- _Given problem_: Determine how many lines in the entries below include "Python". The reply should be that number and nothing else.

- _Listing_:

****************************************

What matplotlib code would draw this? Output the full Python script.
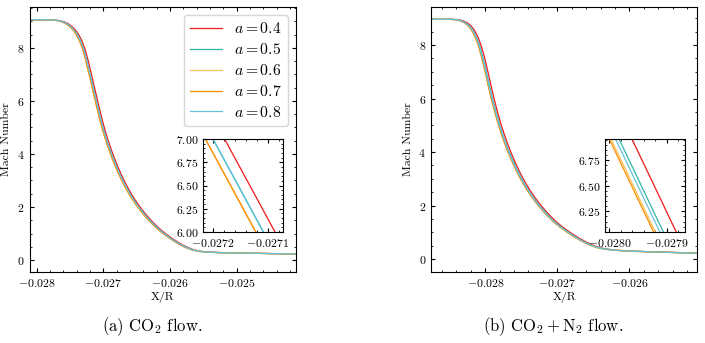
import numpy as np
import matplotlib
matplotlib.use("Agg")
import matplotlib.pyplot as plt
from matplotlib.ticker import MultipleLocator, AutoMinorLocator

plt.rcParams.update({
    "font.family": "serif",
    "font.serif": ["cmr10"],
    "mathtext.fontset": "cm",
    "axes.formatter.use_mathtext": True,
    "axes.formatter.useoffset": False,
    "font.size": 8.5,
    "xtick.direction": "in",
    "ytick.direction": "in",
    "xtick.top": True,
    "ytick.right": True,
    "xtick.minor.visible": True,
    "ytick.minor.visible": True,
    "xtick.major.size": 3,
    "ytick.major.size": 3,
    "xtick.minor.size": 1.5,
    "ytick.minor.size": 1.5,
    "axes.linewidth": 0.8,
})

a_values = [0.4, 0.5, 0.6, 0.7, 0.8]
colors = ["#f01818", "#2fb5ab", "#f2c45c", "#ff8c00", "#62c3dc"]

# (a) CO2 flow: curve for a = 0.5
x_co2 = [-0.02812, -0.02790, -0.02780, -0.02775, -0.02770, -0.02765, -0.02760,
         -0.02755, -0.02750, -0.02745, -0.02740, -0.02735, -0.02730, -0.02725,
         -0.02720, -0.027108, -0.02705, -0.02700, -0.02695, -0.02690, -0.02685,
         -0.02680, -0.02675, -0.02670, -0.02665, -0.02660, -0.02655, -0.02650,
         -0.02645, -0.02640, -0.02635, -0.02630, -0.02625, -0.02620, -0.02615,
         -0.02610, -0.02605, -0.02600, -0.02595, -0.02590, -0.02585, -0.02580,
         -0.02575, -0.02570, -0.02565, -0.02560, -0.02555, -0.02550, -0.02540,
         -0.02530, -0.02500, -0.02460, -0.02430, -0.02400]
m_co2 = [9.06, 9.06, 9.058, 9.05, 9.035, 9.01, 8.97,
         8.91, 8.82, 8.70, 8.53, 8.30, 7.98, 7.52,
         7.00, 6.00, 5.39, 4.92, 4.51, 4.14, 3.80,
         3.49, 3.205, 2.945, 2.705, 2.485, 2.285, 2.10,
         1.93, 1.77, 1.62, 1.48, 1.35, 1.23, 1.12,
         1.02, 0.925, 0.835, 0.75, 0.67, 0.595, 0.53,
         0.47, 0.42, 0.38, 0.35, 0.328, 0.312, 0.296,
         0.285, 0.265, 0.25, 0.235, 0.222]
# shift along X of each a relative to a = 0.5 (read in the inset)
dx_co2 = [0.0000214, 0.0, -0.0000140, -0.0000135, 0.0000005]

# (b) CO2 + N2 flow: curve for a = 0.5
x_mix = [-0.02880, -0.02850, -0.02843, -0.02838, -0.02833, -0.02828, -0.02823,
         -0.02818, -0.02813, -0.02808, -0.02803, -0.027983, -0.027906, -0.02785,
         -0.02780, -0.02775, -0.02770, -0.02765, -0.02760, -0.02755, -0.02750,
         -0.02745, -0.02740, -0.02735, -0.02730, -0.02725, -0.02720, -0.02715,
         -0.02710, -0.02705, -0.02700, -0.02695, -0.02690, -0.02685, -0.02680,
         -0.02675, -0.02670, -0.02665, -0.02660, -0.02655, -0.02650, -0.02645,
         -0.02640, -0.02635, -0.02630, -0.02620, -0.02600, -0.02570, -0.02540,
         -0.02500]
m_mix = [8.96, 8.96, 8.953, 8.935, 8.90, 8.84, 8.74,
         8.58, 8.33, 7.98, 7.50, 6.96, 6.05, 5.47,
         5.00, 4.59, 4.22, 3.88, 3.57, 3.285, 3.025,
         2.785, 2.565, 2.365, 2.18, 2.01, 1.85, 1.70,
         1.56, 1.43, 1.31, 1.205, 1.105, 1.01, 0.92,
         0.835, 0.755, 0.68, 0.61, 0.545, 0.49, 0.445,
         0.41, 0.385, 0.365, 0.335, 0.30, 0.275, 0.25,
         0.22]
dx_mix = [0.0000225, 0.0, -0.0000140, -0.0000170, -0.0000061]

W, H = 705, 343
fig = plt.figure(figsize=(W / 100, H / 100), dpi=100)


def rect(x0, y0, x1, y1):
    return [x0 / W, 1 - y1 / H, (x1 - x0) / W, (y1 - y0) / H]


def draw(ax, xs, ms, dxs, lw=0.9):
    xs = np.array(xs)
    for a, c, dx in zip(a_values, colors, dxs):
        ax.plot(xs + dx, ms, color=c, lw=lw, label=rf"$a = {a}$")


# ---------- left panel
ax1 = fig.add_axes(rect(29.5, 7, 296, 272))
draw(ax1, x_co2, m_co2, dx_co2)
ax1.set_xlim(-0.028108, -0.024111)
ax1.set_ylim(-0.45, 9.54)
ax1.xaxis.set_major_locator(MultipleLocator(0.001))
ax1.yaxis.set_major_locator(MultipleLocator(2))
ax1.set_xlabel("X/R", labelpad=2)
ax1.set_ylabel("Mach Number", labelpad=4)
ax1.legend(loc="upper right", fontsize=11.3, handlelength=2.0,
           labelspacing=0.38, borderaxespad=0.5, framealpha=0.8)

in1 = fig.add_axes(rect(203, 139, 283, 232))
draw(in1, x_co2, m_co2, dx_co2, lw=0.9)
in1.set_xlim(-0.027218, -0.027072)
in1.set_ylim(6.0, 7.0)
in1.xaxis.set_major_locator(MultipleLocator(0.0001))
in1.yaxis.set_major_locator(MultipleLocator(0.25))
in1.yaxis.set_major_formatter(plt.FormatStrFormatter(r"$%.2f$"))
in1.xaxis.set_major_formatter(plt.FormatStrFormatter(r"$%.4f$"))

# ---------- right panel
ax2 = fig.add_axes(rect(431, 7, 697, 272))
draw(ax2, x_mix, m_mix, dx_mix)
ax2.set_xlim(-0.028754, -0.02506)
ax2.set_ylim(-0.48, 9.42)
ax2.xaxis.set_major_locator(MultipleLocator(0.001))
ax2.yaxis.set_major_locator(MultipleLocator(2))
ax2.set_xlabel("X/R", labelpad=2)
ax2.set_ylabel("Mach Number", labelpad=4)

in2 = fig.add_axes(rect(605, 139, 685, 231.7))
draw(in2, x_mix, m_mix, dx_mix, lw=0.9)
in2.set_xlim(-0.0280075, -0.027868)
in2.set_ylim(6.05, 6.96)
in2.xaxis.set_major_locator(MultipleLocator(0.0001))
in2.yaxis.set_major_locator(MultipleLocator(0.25))
in2.yaxis.set_major_formatter(plt.FormatStrFormatter(r"$%.2f$"))
in2.xaxis.set_major_formatter(plt.FormatStrFormatter(r"$%.4f$"))

for ax in (ax1, ax2, in1, in2):
    ax.xaxis.set_minor_locator(AutoMinorLocator())
    ax.yaxis.set_minor_locator(AutoMinorLocator())

fig.text(152 / W, 1 - 327 / H, r"(a) CO$_2$ flow.", ha="center", va="center",
         fontsize=12)
fig.text(553 / W, 1 - 327 / H, r"(b) $\mathrm{CO_2 + N_2}$ flow.", ha="center",
         va="center", fontsize=12)

fig.savefig("out.png", dpi=100)
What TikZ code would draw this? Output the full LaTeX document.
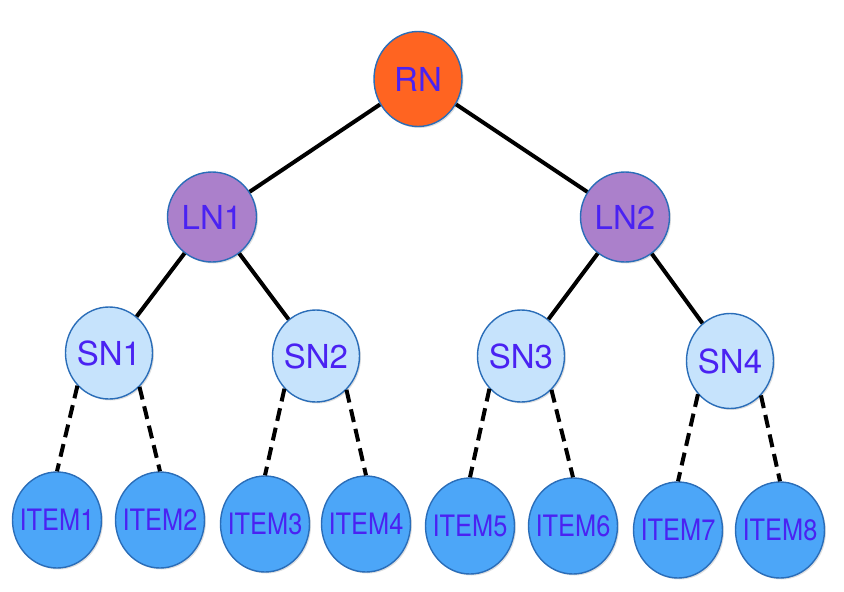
\documentclass[tikz,border=0pt]{standalone}
\usepackage{fontspec}
\setmainfont{TeX Gyre Heros}
\usepackage{graphicx}
\usepackage{tikz}
\usetikzlibrary{calc, positioning, shapes.geometric, shadows}
\definecolor{rootcol}{HTML}{FF6421}
\definecolor{levcol}{HTML}{AB80CB}
\definecolor{subcol}{HTML}{C6E3FC}
\definecolor{itemcol}{HTML}{4CA6F8}
\definecolor{rimcol}{HTML}{2A6DB8}
\definecolor{txtcol}{HTML}{4A22F2}
\tikzstyle{tnode}=[shape=ellipse, draw=rimcol, line width=1.4pt, inner sep=0pt, text=txtcol, font=\fontsize{33}{33}\selectfont, drop shadow={shadow xshift=1.5pt, shadow yshift=-1.5pt, opacity=0.25}]
\tikzstyle{rootn}=[tnode, fill=rootcol, minimum width=88pt, minimum height=95pt]
\tikzstyle{levn}=[tnode, fill=levcol, minimum width=89pt, minimum height=90pt]
\tikzstyle{subn}=[tnode, fill=subcol, minimum width=87pt, minimum height=92pt]
\tikzstyle{itemn}=[tnode, fill=itemcol, minimum width=89pt, minimum height=96pt, font=\fontsize{29.5}{29.5}\selectfont]
\tikzstyle{tie}=[line width=4pt, black]
\tikzstyle{dtie}=[line width=4pt, black, dash pattern=on 13pt off 7pt]
\newcommand{\lbl}[1]{\makebox[0pt]{#1}}
\newcommand{\itm}[1]{\makebox[0pt]{\scalebox{0.86}[1]{#1}}}

\begin{document}
\begin{tikzpicture}[x=1pt, y=-1pt]
\useasboundingbox (0,0) rectangle (844,592);
\node[rootn] (rn) at (418,79) {\lbl{RN}};
\node[levn] (ln1) at (212,217) {\lbl{LN1}};
\node[levn] (ln2) at (625,217) {\lbl{LN2}};
\node[subn] (sn1) at (109,353) {\lbl{SN1}};
\node[subn] (sn2) at (316,356) {\lbl{SN2}};
\node[subn] (sn3) at (521,356) {\lbl{SN3}};
\node[subn, minimum height=95pt] (sn4) at (730,361) {\lbl{SN4}};
\node[itemn] (it1) at (57,520) {\itm{ITEM1}};
\node[itemn] (it2) at (160,520) {\itm{ITEM2}};
\node[itemn] (it3) at (265,524) {\itm{ITEM3}};
\node[itemn] (it4) at (366,524) {\itm{ITEM4}};
\node[itemn] (it5) at (470,526) {\itm{ITEM5}};
\node[itemn] (it6) at (573,526) {\itm{ITEM6}};
\node[itemn] (it7) at (678,530) {\itm{ITEM7}};
\node[itemn] (it8) at (780,530) {\itm{ITEM8}};
%
\draw[tie] (rn) -- (ln1);
\draw[tie] (rn) -- (ln2);
\draw[tie] (ln1) -- (sn1);
\draw[tie] (ln1) -- (sn2);
\draw[tie] (ln2) -- (sn3);
\draw[tie] (ln2) -- (sn4);
%
\draw[dtie] (sn1.226) -- (it1.north);
\draw[dtie] (sn1.312) -- (it2.north);
\draw[dtie] (sn2.226) -- (it3.north);
\draw[dtie] (sn2.312) -- (it4.north);
\draw[dtie] (sn3.226) -- (it5.north);
\draw[dtie] (sn3.312) -- (it6.north);
\draw[dtie] (sn4.226) -- (it7.north);
\draw[dtie] (sn4.312) -- (it8.north);
\end{tikzpicture}
\end{document}
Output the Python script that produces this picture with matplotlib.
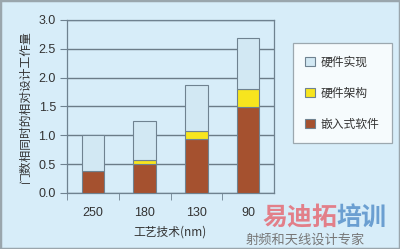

****************************************

- _Answer to this problem_: 2